(Par le Prof. Alain Mutela Kongo)
Depuis les origines du monde, l’homme a plusieurs préoccupations, il doit cultiver le sol pour manger et faire tout pour couvrir son corps. De l’âge de la pierre taillée jusqu’à aujourd’hui, différents peuples ont cherché à couvrir leurs corps contre les intempéries. Certains se sont servis des peaux d’animaux, d’autres des écorces d’arbres, d’autres encore des feuillages. En Afrique et plus précisément en RDC, le peuple Kuba et Keté, du Territoire de Mweka, n’ont pas attendu l’arrivée des blancs pour confectionner les tissus. Notre peuple, avec son propre génie culturel, était déjà parvenu à transformer le raphia en tissu. Un signe tangible d’une civilisation qui avait déjà dépassé la phase de pêche, chasse et cueillettes et, atteint la phase supérieure de la transformation des matières brutes.
Malheureusement, cet élan a été brutalement stoppé et la ligne de transmission du savoir a été elle aussi interrompue. Notre peuple a adopté le style occidental, et pourtant il devrait intégrer ce dernier dans son propre style pour faire avancer sa propre civilisation, afin d’affiner ses propres techniques et pratiques.
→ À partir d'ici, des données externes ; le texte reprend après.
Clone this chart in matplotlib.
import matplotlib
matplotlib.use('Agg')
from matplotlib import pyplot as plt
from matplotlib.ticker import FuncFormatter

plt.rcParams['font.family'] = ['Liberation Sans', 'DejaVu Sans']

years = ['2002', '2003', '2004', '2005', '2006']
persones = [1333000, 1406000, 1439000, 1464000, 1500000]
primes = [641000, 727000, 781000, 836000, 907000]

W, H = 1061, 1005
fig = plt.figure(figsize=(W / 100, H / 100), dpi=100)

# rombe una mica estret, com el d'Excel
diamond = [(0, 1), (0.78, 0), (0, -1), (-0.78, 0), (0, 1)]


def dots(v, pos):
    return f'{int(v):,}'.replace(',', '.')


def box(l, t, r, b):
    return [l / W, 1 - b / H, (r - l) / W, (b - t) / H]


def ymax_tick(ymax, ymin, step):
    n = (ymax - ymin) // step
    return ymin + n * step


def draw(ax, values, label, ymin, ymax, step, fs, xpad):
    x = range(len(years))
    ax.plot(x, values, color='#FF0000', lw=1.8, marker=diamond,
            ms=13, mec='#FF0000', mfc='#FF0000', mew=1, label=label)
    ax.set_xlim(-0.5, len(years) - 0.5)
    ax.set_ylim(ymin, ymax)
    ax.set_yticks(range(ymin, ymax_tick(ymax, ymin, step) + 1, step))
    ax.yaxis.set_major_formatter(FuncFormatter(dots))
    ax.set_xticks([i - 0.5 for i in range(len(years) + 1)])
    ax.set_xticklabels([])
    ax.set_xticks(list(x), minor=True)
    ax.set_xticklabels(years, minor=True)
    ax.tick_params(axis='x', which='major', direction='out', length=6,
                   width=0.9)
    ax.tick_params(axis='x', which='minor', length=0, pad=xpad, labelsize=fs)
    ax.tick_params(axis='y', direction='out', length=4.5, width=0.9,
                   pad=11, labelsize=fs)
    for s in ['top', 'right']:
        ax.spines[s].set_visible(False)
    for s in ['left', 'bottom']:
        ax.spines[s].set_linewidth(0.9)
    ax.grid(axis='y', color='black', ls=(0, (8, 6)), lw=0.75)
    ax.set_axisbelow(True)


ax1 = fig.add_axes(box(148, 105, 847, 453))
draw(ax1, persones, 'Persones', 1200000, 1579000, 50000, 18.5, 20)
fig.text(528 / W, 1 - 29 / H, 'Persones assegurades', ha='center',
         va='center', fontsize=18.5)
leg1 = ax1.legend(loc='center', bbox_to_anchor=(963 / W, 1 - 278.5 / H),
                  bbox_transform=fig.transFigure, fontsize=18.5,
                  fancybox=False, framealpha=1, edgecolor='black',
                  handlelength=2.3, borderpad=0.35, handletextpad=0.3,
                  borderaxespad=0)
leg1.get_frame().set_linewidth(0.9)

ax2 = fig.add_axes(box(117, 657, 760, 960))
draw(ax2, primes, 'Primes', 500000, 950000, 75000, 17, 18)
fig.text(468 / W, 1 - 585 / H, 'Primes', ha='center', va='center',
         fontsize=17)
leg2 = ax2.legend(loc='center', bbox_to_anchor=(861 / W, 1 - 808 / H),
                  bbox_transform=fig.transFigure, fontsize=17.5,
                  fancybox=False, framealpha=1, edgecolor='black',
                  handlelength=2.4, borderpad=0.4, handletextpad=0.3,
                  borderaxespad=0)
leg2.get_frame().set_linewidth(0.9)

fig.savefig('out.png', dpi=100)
Certains parmi nous ont commencé à dénigrer nos propres tissus, et pourtant ils sont là comme un vrai témoignage historique d’un peuple qui tendait déjà vers l’industrialisation. L’Afrique n’était pas, à l’arrivée des blancs, un espace sans culture ni civilisation, une table rase. Elle a été obligée d’accepter et de croire en de mensonges et autres mythes occidentaux. Léopold Sédar Senghor dit à ce propos : » Tel était l’abaissement où se trouvait alors l’âme noire, que nous acceptions d’être une table rase : une race, presque un continent, qui, pendant 30.000 ans, n’aurait rien pensé, rien senti, rien écrit, rien peint ni sculpté, rien chanté ni dansé. Un néant au fond de l’abîme, qui savait qu’implorer et recevoir : une cire molle dans les mains du Dieu blanc aux yeux de ciel bleu ».
Le tissu traditionnel africain provient du palmier-raphia. Le Professeur Oscar Bimwenyi Kweshi considère ce palmier-raphia comme arbre de vie et de résurrection. Il est, selon Oscar Bimwenyi, nôtre fierté et patrimoine culturel. Le palmier-raphia, dibondu ou dibondo, nous donne du vin, ses bambous nous permettent de fabriquer les grabats, les nattes. Le dibondu ou dibondo nous donne l’essentiel des matériaux de construction de nos cases traditionnelles. Même les cercueils traditionnels sont fabriqués grâce aux matériels extraits de dibondo. On peut justement dire que nos villages vivaient grâce à ce que le dibondo mettait à leur disposition. Le dibondo permettait aux villageois de s’habiller, d’avoir un abri ou un toit, d’avoir le vin, d’enterrer leurs morts dans des cercueils. Les ficelles tirées de dibondo jouent un rôle important dans la fabrication des cases mais servent également de matériels de chasse : on les utilise pour tendre des pièges afin d’attraper les gibiers. Le dibondo est une source des richesses. Les larves comestibles, mbosi, en langue kete, ou mposé, en Tshiluba, c’est toujours le dibondo qui nous les donne. Donc, Oscar Bimwenyi Kweshi avait raison d’appeler le palmier-raphia : « arbre de vie et de résurrection ». Ce savant Keté, fier de sa culture d’origine, a imprimé la photo de dibondo sur son livre monumental intitulé : Discours théologique négro-africain. Problème des fondements, qui est sa thèse de doctorat défendue avec brio en 1977 à Louvain-la-Neuve, et publiée aux éditions Présence Africaine en 1981.
Que les habitants de Mweka, du Kasaï et de la République Démocratique du Congo continuent à implanter et cultiver le dibondo, palmier-raphia, qui est le symbole de notre civilisation et richesse culturelle.